Those individual compliments can be a really powerful message, as James observes:

“This year I went through all the comments to highlight where there are individual call outs, and we're working with the account team to share them so that they can give them Mitie Stars, which is the program we have to recognise exceptional behaviours. This is important as ‘The Exceptional, Every Day,’ is one of Mitie’s core values. It's a great mechanism because they've been called out directly by a key customer, so it's a really powerful benefit we get from the survey.”

"We do a lot of internal comms, we push out good news stories, individual call outs, we do a lot of reward and recognition."

Data to the people who need it

This is a really important principle of using customer insight to improve—don’t just communicate actions to the teams at the frontline who need to make change, but get them the data and the insight that they need to understand customers.
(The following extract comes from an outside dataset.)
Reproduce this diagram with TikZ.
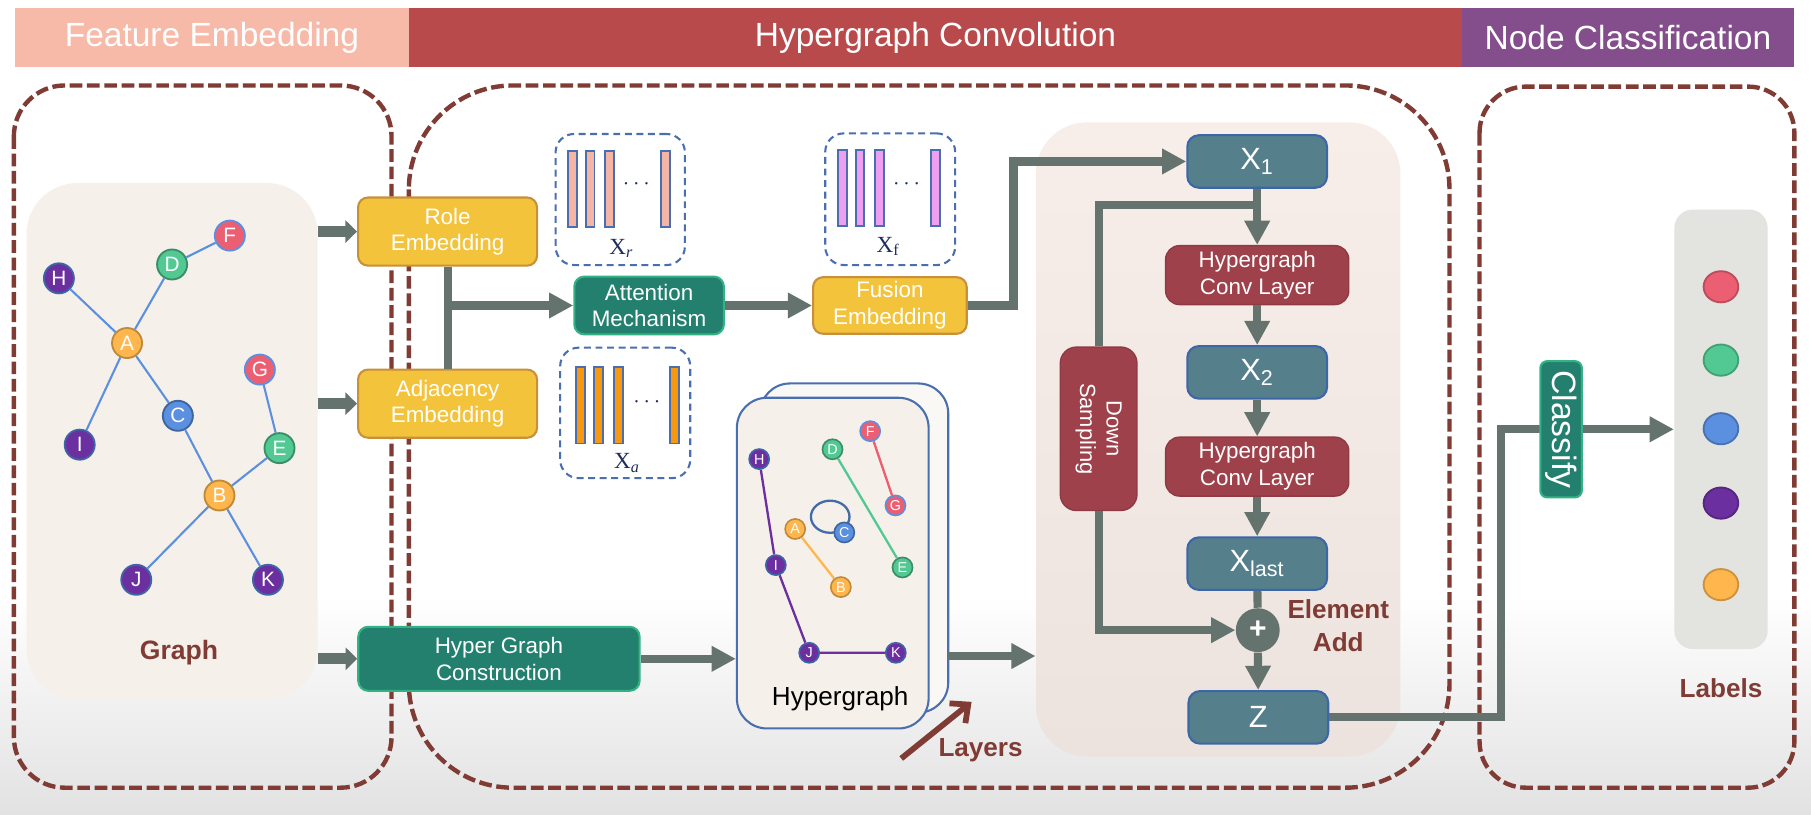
\documentclass[tikz,border=0pt]{standalone}
\usepackage{fontspec}
\setmainfont{Liberation Sans}
\newfontfamily\xfont{Liberation Serif}
\usetikzlibrary{arrows.meta,shapes.geometric,positioning}

\definecolor{titlepink}{HTML}{F7BAA9}
\definecolor{titlered}{HTML}{B94A4C}
\definecolor{titlepurple}{HTML}{844D8C}
\definecolor{framebrown}{HTML}{7F3B34}
\definecolor{conncol}{HTML}{65736E}
\definecolor{embfill}{HTML}{F3C33C}
\definecolor{embdraw}{HTML}{C8903A}
\definecolor{tealfill}{HTML}{23806E}
\definecolor{tealdraw}{HTML}{33B383}
\definecolor{xfill}{HTML}{567F8C}
\definecolor{xdraw}{HTML}{3D66A8}
\definecolor{convfill}{HTML}{9E414B}
\definecolor{beige}{HTML}{F5F0EA}
\definecolor{convpanel}{HTML}{F8EEE9}
\definecolor{labpanel}{HTML}{E3E3DF}
\definecolor{bggray}{HTML}{E2E2E2}
\definecolor{vecblue}{HTML}{4A6FB0}
\definecolor{navy}{HTML}{1F2D5C}
\definecolor{barR}{HTML}{F4B4A6}
\definecolor{barF}{HTML}{EE9FF0}
\definecolor{barA}{HTML}{F7980E}
\definecolor{cOrange}{HTML}{FFB74D}
\definecolor{cBlue}{HTML}{5B8FE0}
\definecolor{cGreen}{HTML}{52C993}
\definecolor{cRed}{HTML}{EC5F72}
\definecolor{cPurple}{HTML}{6B2FA0}

\begin{document}
\begin{tikzpicture}[x=0.5pt,y=-0.5pt,
    conn/.style={draw=conncol,line width=3.5pt,-{Triangle[length=10.5pt,width=10.5pt]}},
    gconn/.style={draw=conncol,line width=4.6pt,-{Triangle[length=5pt,width=9.5pt]}},
    link/.style={draw=conncol,line width=3.5pt},
    frame/.style={draw=framebrown,line width=1.9pt,dash pattern=on 5.5pt off 2pt,rounded corners=22pt},
    band/.style={rectangle,inner sep=0pt,minimum height=25.55pt,text=white,font=\fontsize{14.5}{16}\selectfont},
    box/.style={rectangle,inner sep=0pt,align=center,text=white,font=\fontsize{9.7}{11.5}\selectfont},
    emb/.style={box,fill=embfill,draw=embdraw,line width=0.9pt,rounded corners=4.3pt,minimum width=77.5pt,minimum height=29.5pt},
    teal/.style={box,fill=tealfill,draw=tealdraw,line width=0.9pt,rounded corners=4.3pt},
    xbox/.style={box,fill=xfill,draw=xdraw,line width=0.9pt,rounded corners=5pt,minimum width=60.5pt,minimum height=22.75pt,font=\fontsize{13.3}{14}\selectfont},
    hconv/.style={box,fill=convfill,draw=convfill!90!black,line width=0.6pt,rounded corners=6pt,minimum width=79.3pt,minimum height=25.5pt,font=\fontsize{9.7}{11.7}\selectfont},
    vecbox/.style={rectangle,draw=vecblue,line width=0.9pt,dash pattern=on 3pt off 2pt,rounded corners=8pt,inner sep=0pt},
    bar/.style={rectangle,draw=vecblue,line width=0.8pt,inner sep=0pt,minimum width=3.75pt},
    xlabel/.style={text=navy,font=\xfont\fontsize{10}{10}\selectfont},
    gnode/.style={circle,line width=0.8pt,inner sep=0pt,minimum size=13pt,text=white,font=\fontsize{9}{9}\selectfont},
    hnode/.style={gnode,minimum size=8.7pt,line width=0.7pt,font=\fontsize{6.2}{6}\selectfont},
    nA/.style={fill=cOrange,draw=cOrange!75!black},
    nC/.style={fill=cBlue,draw=cBlue!70!black},
    nD/.style={fill=cGreen,draw=cGreen!70!black},
    nF/.style={fill=cRed,draw=cBlue},
    nH/.style={fill=cPurple,draw=xdraw},
    gedge/.style={draw=cBlue,line width=0.9pt},
    hedge/.style={line width=1pt},
    card/.style={rectangle,draw=vecblue,line width=0.9pt,rounded corners=13pt,inner sep=0pt},
    dot/.style={ellipse,line width=0.8pt,inner sep=0pt,minimum width=15pt,minimum height=13.5pt},
    note/.style={text=framebrown,align=center,font=\fontsize{11.3}{14}\selectfont\bfseries}]

  \fill[white] (0,0) rectangle (1568,705);
  \shade[top color=white,bottom color=bggray] (0,515) rectangle (1568,705);
  \useasboundingbox (0,0) rectangle (1568,705);

  \node[band,fill=titlepink,minimum width=170.5pt] (tfe) at (183.5,32.75) {Feature Embedding};
  \node[band,fill=titlered,minimum width=456pt] (thc) at (810,32.75) {Hypergraph Convolution};
  \node[band,fill=titlepurple,minimum width=143.5pt] (tnc) at (1409.5,32.75) {Node Classification};

  \draw[frame] (12,74) rectangle (339,682);
  \draw[frame,rounded corners=45pt] (354,74) rectangle (1255,682);
  \draw[frame,rounded corners=20pt] (1281,75) rectangle (1553.6,682);

  \node[rectangle,fill=beige,rounded corners=22pt,minimum width=126pt,minimum height=223.5pt] (graph) at (149,382) {};
  \node[rectangle,top color=convpanel,bottom color=convpanel!90!gray,rounded corners=22pt,minimum width=157.7pt,minimum height=274.5pt] (conv) at (1054.7,380.5) {};
  \node[rectangle,fill=labpanel,rounded corners=8pt,minimum width=40.4pt,minimum height=190.3pt] (labels) at (1490.1,371.7) {};

  \node[gnode,nF] (F) at (199,204) {F};
  \node[gnode,nD] (D) at (149,229) {D};
  \node[gnode,nH] (H) at (51,241) {H};
  \node[gnode,nA] (A) at (110,297) {A};
  \node[gnode,nF] (G) at (225,320) {G};
  \node[gnode,nC] (C) at (154,360) {C};
  \node[gnode,nH] (I) at (69,385) {I};
  \node[gnode,nD] (E) at (242,388) {E};
  \node[gnode,nA] (B) at (190,429) {B};
  \node[gnode,nH] (J) at (118,502) {J};
  \node[gnode,nH] (K) at (232,502) {K};
  \draw[gedge] (F) -- (D) (D) -- (A) (H) -- (A) (A) -- (I) (A) -- (C) (C) -- (B)
    (G) -- (E) (E) -- (B) (B) -- (J) (B) -- (K);
  \node[note,font=\fontsize{11.5}{14}\selectfont\bfseries] (graphlab) at (155,565) {Graph};

  \node[emb] (role) at (387.5,200.5) {Role\\Embedding};
  \node[emb] (adj) at (387.5,349.5) {Adjacency\\Embedding};
  \node[teal,minimum width=64.75pt,minimum height=25pt] (att) at (562,264.5) {Attention\\Mechanism};
  \node[emb,minimum width=66.5pt,minimum height=24.5pt] (fusion) at (770.5,264.5) {Fusion\\Embedding};
  \node[teal,minimum width=121.8pt,minimum height=27.7pt] (hgc) at (432,570.4) {Hyper Graph\\Construction};

  \node[vecbox,minimum width=56pt,minimum height=56.75pt] (xr) at (537,172.75) {};
  \foreach \bx [count=\i] in {495.5,511,527.5,576.25}
    \node[bar,fill=barR,minimum height=32.9pt] (xr\i) at (\bx,163.4) {};
  \node[text=navy] (xrdots) at (551,160) {$\cdots$};
  \node[xlabel] (xrlab) at (538,215) {X\textsubscript{\itshape r}};

  \node[vecbox,minimum width=56.25pt,minimum height=57pt] (xf) at (770.75,172.5) {};
  \foreach \bx [count=\i] in {729.3,744.6,761.65,809.9}
    \node[bar,fill=barF,minimum height=33pt] (xf\i) at (\bx,163) {};
  \node[text=navy] (xfdots) at (785,160) {$\cdots$};
  \node[xlabel] (xflab) at (769,213.6) {X\textsubscript{f}};

  \node[vecbox,minimum width=56.3pt,minimum height=56.5pt] (xa) at (541.3,357.5) {};
  \foreach \bx [count=\i] in {502.8,518.25,535.35,584}
    \node[bar,fill=barA,minimum height=33pt] (xa\i) at (\bx,351) {};
  \node[text=navy] (xadots) at (560,348) {$\cdots$};
  \node[xlabel] (xalab) at (543,401) {X\textsubscript{\itshape a}};

  \node[card,fill=beige!50!white,minimum width=81.5pt,minimum height=142.5pt] (back) at (739.5,474.5) {};
  \node[card,fill=beige,minimum width=83pt,minimum height=143.15pt] (front) at (721,487.55) {};
  \draw[hedge,draw=cBlue!75!black] (718.8,447.4) ellipse [x radius=8.35pt,y radius=6.95pt];
  \node[hnode,nH] (hH) at (657.3,397.5) {H};
  \node[hnode,nD] (hD) at (720.8,389) {D};
  \node[hnode,nF] (hF) at (753.4,373.3) {F};
  \node[hnode,nF] (hG) at (775.3,437.6) {G};
  \node[hnode,nA] (hA) at (688.5,458) {A};
  \node[hnode,nC] (hC) at (731,461) {C};
  \node[hnode,nH] (hI) at (671.7,489.3) {I};
  \node[hnode,nD] (hE) at (781.4,491.3) {E};
  \node[hnode,nA] (hB) at (728,508.3) {B};
  \node[hnode,nH] (hJ) at (700.6,565.2) {J};
  \node[hnode,nH] (hK) at (775.6,565.2) {K};
  \draw[hedge,draw=cPurple] (hH) -- (hI) -- (hJ) -- (hK);
  \draw[hedge,draw=cGreen] (hD) -- (hE);
  \draw[hedge,draw=cRed] (hF) -- (hG);
  \draw[hedge,draw=cOrange] (hA) -- (hB);
  \node[font=\fontsize{11.3}{12}\selectfont] (hglab) at (727.4,604.7) {Hypergraph};

  \node[xbox] (x1) at (1088.5,139.8) {X\textsubscript{1}};
  \node[hconv] (hc1) at (1088.5,238.2) {Hypergraph\\Conv Layer};
  \node[xbox] (x2) at (1088.5,322.4) {X\textsubscript{2}};
  \node[hconv] (hc2) at (1088.5,404) {Hypergraph\\Conv Layer};
  \node[xbox] (xl) at (1088.5,488) {X\textsubscript{last}};
  \node[circle,fill=conncol,inner sep=0pt,minimum size=19pt,text=white,font=\fontsize{13}{13}\selectfont\bfseries] (plus) at (1089,545.6) {+};
  \node[xbox] (z) at (1089.5,621.1) {Z};
  \node[hconv,rotate=-90,minimum width=70.75pt,minimum height=33.2pt,rounded corners=7pt,font=\fontsize{9.5}{11.5}\selectfont] (ds) at (951.2,371.25) {Down\\Sampling};
  \node[note] (addlab) at (1158.7,541.6) {Element\\Add};

  \coordinate (fturn) at (877.5,264.5);
  \coordinate (skip) at (1088.5,177.5);
  \coordinate (zturn) at (1299.6,621.1);
  \coordinate (hgout) at (821,568);
  \coordinate (lay0) at (780.3,656.7);
  \coordinate (lay1) at (841.2,607.7);

  \draw[gconn] (graph.east |- role.west) -- (role.west);
  \draw[gconn] (graph.east |- adj.west) -- (adj.west);
  \draw[gconn] (graph.east |- hgc.west) -- (hgc.west);
  \draw[link] (role) -- (adj);
  \draw[conn] (role |- att) -- (att);
  \draw[conn] (att) -- (fusion);
  \draw[conn] (fusion.east) -- (fturn) |- (x1.west);
  \draw[conn] (hgc) -- (hgc -| front.west);
  \draw[conn] (hgout) -- (hgout -| conv.west);
  \draw[conn] (x1) -- (hc1);
  \draw[conn] (hc1) -- (x2);
  \draw[conn] (x2) -- (hc2);
  \draw[conn] (hc2) -- (xl);
  \draw[link] (xl) -- (plus);
  \draw[conn] (plus) -- (z);
  \draw[link] (skip) -| (ds.west);
  \draw[conn] (ds.east) |- (plus.west);
  \draw[conn] (z.east) -- (zturn) |- (labels.west);
  \draw[draw=framebrown,line width=2.5pt,-{Straight Barb[length=6pt,width=11pt]}] (lay0) -- (lay1);
  \node[note] (laylab) at (849,649.5) {Layers};

  \node[teal,rotate=-90,minimum width=59pt,minimum height=18pt,rounded corners=3pt,font=\fontsize{14.6}{15}\selectfont] (classify) at (1351.6,371.7) {Classify};
  \foreach \c/\yy [count=\i] in {cRed/248.3,cGreen/311.8,cBlue/371.2,cPurple/435.6,cOrange/506.2}
    \node[dot,fill=\c,draw=\c!80!black] (dot\i) at (1490,\yy) {};
  \node[note] (lablab) at (1490,596) {Labels};
\end{tikzpicture}
\end{document}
Tina adds: “I strongly believe that if you operationalise insight and you give it to the people to whom it matters most, that's how you make magic happen. What is the purpose behind doing insight and research if it's not to help our people on the frontline and colleagues drive a better experience for customers?”

In a B2B organisation, that usually means the account teams who are responsible for managing relationships with customers. In order to effectively act on customer insight, you need to create an environment of transparency, accountability, and support.
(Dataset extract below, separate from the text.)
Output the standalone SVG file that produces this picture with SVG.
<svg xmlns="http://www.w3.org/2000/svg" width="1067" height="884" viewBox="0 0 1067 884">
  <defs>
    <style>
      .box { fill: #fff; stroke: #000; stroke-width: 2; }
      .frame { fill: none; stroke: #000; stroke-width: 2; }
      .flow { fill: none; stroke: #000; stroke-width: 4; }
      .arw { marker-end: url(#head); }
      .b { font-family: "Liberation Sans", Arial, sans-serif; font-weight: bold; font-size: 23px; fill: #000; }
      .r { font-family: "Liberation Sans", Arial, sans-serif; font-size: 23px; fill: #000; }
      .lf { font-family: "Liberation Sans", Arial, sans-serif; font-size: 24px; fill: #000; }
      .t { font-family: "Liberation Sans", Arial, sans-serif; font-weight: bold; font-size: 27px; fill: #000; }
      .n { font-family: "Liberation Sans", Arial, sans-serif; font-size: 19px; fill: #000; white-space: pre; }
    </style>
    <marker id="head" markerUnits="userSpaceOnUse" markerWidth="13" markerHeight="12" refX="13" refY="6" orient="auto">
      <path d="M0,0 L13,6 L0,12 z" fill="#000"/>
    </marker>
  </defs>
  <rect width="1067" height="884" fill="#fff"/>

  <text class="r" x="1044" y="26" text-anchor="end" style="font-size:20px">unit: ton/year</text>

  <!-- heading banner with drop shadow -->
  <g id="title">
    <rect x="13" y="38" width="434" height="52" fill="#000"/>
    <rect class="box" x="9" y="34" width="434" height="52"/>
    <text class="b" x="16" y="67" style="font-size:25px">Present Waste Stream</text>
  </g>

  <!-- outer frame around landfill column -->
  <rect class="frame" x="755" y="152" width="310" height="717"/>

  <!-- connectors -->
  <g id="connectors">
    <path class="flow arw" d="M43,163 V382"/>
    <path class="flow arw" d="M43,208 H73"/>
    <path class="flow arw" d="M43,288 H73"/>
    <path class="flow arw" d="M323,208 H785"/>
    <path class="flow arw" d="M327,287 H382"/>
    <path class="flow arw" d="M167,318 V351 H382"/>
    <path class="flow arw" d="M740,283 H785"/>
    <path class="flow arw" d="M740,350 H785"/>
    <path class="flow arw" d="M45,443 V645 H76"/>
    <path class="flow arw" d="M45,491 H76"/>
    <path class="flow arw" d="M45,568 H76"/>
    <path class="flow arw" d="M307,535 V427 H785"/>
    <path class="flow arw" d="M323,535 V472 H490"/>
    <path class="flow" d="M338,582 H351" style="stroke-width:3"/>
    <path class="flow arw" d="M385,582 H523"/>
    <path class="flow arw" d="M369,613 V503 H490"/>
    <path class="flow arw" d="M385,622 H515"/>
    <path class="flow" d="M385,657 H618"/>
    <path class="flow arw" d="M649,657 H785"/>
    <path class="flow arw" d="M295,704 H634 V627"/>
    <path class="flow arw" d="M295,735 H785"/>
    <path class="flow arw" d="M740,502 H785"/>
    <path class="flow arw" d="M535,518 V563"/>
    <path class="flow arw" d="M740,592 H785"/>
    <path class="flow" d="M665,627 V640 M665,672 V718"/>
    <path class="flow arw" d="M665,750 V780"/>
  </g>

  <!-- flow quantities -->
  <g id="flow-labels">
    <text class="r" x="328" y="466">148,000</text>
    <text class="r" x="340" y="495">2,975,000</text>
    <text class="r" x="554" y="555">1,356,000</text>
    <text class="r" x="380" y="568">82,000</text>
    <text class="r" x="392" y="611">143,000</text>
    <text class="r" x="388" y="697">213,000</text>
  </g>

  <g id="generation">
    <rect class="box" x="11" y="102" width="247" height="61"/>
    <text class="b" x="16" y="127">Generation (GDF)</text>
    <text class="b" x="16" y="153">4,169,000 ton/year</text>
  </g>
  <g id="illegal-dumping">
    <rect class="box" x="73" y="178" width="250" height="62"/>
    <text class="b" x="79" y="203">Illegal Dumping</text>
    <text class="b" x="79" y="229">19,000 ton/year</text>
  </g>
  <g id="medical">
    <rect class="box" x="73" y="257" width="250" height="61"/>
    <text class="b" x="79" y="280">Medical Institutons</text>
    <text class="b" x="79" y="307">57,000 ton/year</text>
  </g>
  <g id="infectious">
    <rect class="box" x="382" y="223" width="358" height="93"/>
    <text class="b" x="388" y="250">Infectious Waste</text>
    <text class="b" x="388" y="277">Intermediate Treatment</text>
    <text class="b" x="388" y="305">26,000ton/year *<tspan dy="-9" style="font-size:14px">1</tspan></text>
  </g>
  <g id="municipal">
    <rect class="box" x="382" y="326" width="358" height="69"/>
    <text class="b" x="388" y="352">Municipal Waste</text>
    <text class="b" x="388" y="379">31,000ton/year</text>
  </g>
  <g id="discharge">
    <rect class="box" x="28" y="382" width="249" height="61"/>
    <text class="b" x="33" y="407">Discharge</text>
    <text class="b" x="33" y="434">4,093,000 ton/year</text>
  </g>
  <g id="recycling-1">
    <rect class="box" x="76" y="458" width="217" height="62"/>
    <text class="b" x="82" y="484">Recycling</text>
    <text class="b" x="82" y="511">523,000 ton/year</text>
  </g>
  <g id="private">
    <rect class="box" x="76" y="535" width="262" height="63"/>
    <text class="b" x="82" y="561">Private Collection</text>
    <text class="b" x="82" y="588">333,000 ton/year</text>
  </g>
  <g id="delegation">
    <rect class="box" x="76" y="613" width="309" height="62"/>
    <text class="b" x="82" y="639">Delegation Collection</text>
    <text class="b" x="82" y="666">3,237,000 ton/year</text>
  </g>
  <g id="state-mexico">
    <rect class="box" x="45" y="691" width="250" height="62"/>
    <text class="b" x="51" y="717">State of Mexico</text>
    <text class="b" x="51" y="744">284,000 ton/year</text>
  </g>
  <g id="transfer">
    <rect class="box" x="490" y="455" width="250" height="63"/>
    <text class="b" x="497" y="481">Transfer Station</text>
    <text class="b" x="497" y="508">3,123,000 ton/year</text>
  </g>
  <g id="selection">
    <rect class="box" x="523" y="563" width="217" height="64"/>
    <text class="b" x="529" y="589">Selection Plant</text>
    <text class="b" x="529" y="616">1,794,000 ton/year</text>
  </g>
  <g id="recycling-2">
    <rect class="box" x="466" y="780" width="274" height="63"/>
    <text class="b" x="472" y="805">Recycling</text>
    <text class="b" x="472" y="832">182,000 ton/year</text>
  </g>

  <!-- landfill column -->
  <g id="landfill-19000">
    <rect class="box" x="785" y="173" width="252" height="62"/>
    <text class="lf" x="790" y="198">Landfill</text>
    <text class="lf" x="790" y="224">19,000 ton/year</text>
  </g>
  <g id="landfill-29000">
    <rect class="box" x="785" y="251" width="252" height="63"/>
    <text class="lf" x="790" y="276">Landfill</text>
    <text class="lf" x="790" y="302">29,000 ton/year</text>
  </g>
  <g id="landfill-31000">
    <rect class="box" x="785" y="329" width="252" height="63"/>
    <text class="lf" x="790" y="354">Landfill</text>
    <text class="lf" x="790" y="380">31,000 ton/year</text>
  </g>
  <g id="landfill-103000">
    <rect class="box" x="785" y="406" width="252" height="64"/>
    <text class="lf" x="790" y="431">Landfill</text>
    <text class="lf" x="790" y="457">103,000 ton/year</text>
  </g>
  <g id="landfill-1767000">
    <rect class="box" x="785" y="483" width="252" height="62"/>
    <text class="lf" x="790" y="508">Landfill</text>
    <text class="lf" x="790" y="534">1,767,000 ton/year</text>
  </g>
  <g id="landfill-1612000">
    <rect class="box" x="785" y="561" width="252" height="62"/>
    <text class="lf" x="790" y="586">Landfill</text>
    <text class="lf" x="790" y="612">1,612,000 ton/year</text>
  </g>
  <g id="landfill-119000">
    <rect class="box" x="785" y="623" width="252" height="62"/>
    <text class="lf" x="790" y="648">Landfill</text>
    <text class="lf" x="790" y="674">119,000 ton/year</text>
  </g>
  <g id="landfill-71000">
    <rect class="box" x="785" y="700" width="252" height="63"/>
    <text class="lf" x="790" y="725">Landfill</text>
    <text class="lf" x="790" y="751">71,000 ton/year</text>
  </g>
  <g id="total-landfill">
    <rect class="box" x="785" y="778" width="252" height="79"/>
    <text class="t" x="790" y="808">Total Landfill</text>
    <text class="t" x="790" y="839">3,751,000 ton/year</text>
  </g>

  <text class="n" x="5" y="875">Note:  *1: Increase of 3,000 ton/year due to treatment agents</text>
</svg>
“Once we have the data, we act. We give them dashboards, we present the feedback to the account teams and help them understand what the key issues are, and then work with them to implement plans against those. It all comes back to how do you then close the loop back with a customer that says, ‘We've heard this, this is what we're doing about it’? The Mitie account leads are some of the best account leads I've ever worked with in my career. They’re really action-oriented, they listen. Some of the action-planning I’ve seen is best in class stuff they're doing on the back of what the customers have told them.”

In one particular case, with a key account that had started with an NPS of -33, the team worked on customer feedback from surveys persistently for two years, using a “You said, We did” model in every meeting to update on progress. That account’s score is now +73: a remarkable testament to the truism that customers can be made satisfied and loyal if you show that you are working on their feedback and commit to change. 
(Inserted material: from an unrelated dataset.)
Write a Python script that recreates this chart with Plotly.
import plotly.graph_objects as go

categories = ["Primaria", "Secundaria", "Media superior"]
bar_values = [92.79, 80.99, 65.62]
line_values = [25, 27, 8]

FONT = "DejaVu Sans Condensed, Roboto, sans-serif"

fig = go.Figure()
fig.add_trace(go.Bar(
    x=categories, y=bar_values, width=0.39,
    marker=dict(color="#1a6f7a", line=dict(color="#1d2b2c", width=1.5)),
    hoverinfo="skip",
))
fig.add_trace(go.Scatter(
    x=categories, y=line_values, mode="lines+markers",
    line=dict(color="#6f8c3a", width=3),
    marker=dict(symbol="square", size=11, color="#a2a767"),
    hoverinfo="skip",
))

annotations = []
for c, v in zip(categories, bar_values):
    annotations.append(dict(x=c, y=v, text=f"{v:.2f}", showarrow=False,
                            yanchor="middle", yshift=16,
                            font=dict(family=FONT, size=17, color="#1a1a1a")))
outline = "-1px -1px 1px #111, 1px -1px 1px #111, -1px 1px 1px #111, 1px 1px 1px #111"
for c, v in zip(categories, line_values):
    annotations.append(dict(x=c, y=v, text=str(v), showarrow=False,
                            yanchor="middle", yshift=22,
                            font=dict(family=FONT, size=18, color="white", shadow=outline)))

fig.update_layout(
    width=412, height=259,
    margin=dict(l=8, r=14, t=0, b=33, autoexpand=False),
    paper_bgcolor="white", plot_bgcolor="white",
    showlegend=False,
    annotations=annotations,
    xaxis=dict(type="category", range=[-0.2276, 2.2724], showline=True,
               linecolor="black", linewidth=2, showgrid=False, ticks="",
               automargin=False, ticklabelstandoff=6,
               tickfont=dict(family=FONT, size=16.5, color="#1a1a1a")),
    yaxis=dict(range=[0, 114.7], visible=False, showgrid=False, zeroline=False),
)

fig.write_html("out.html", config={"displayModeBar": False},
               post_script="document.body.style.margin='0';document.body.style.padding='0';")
As James points out, it’s often the verbatim comments that show this realisation from customers, before it works through into their scores.

“It’s reflected in the scores, but also in the comments. The open text is often where you can get the real insights. That's when people say, ‘You've really stepped it up this time.’ Often there are call outs to the account leads specifically, or it could be senior management, or Mitie’s approach to technology. It's changed over the past couple of years, because when NPS was first introduced the comments weren't quite as positive. Now the themes are very different and it’s refreshing to see that. Time and again it’s the account lead mentioned, or the team, and the customer says they value the partnership or working together. That's really powerful.”

One of the distinguishing factors between B2B and B2C relationships is that it is much easier to track the way individual clients and customers change their attitudes from survey to survey. This really helps to get account managers bought into the system, because it demonstrates that it’s effective. If you do the work, customers will notice it and appreciate it. That is also true in B2C markets, but it's much harder to demonstrate it with one impactful case study. Even in B2B, though, part of the process is making sure that customers notice what you’ve done and understand the link to their responses in the survey.

“Customers can sometimes forget what you've done. You can have done a brilliant job two years ago, transformed part of their business, but they forget about it when it comes to contract time. We therefore do an annual report back to the customer that covers, ‘What have we achieved this year?’”

"It’s reflected in the scores, but also in the comments. The open text is often where you can get the real insights. That's when people say, ‘You've really stepped it up this time.’"

Account-level thinking

B2B customer experience has to work hand in hand with account management. That’s obvious to anyone who has worked in B2B markets, but from a research perspective you immediately run into the issue of confidentiality. What’s more important: to preserve the option for customers to give their responses anonymously, or to ensure that account teams can take action on specific feedback?

Tina feels strongly that keeping the option of confidentiality is important, and we agree. Yes, there will be some awkward conversations with account teams, but the truth is that it is still possible to act on anonymous feedback.

Tina says: “You can still deliver an action plan. You can't target individuals, but you can still work with what they're telling you.”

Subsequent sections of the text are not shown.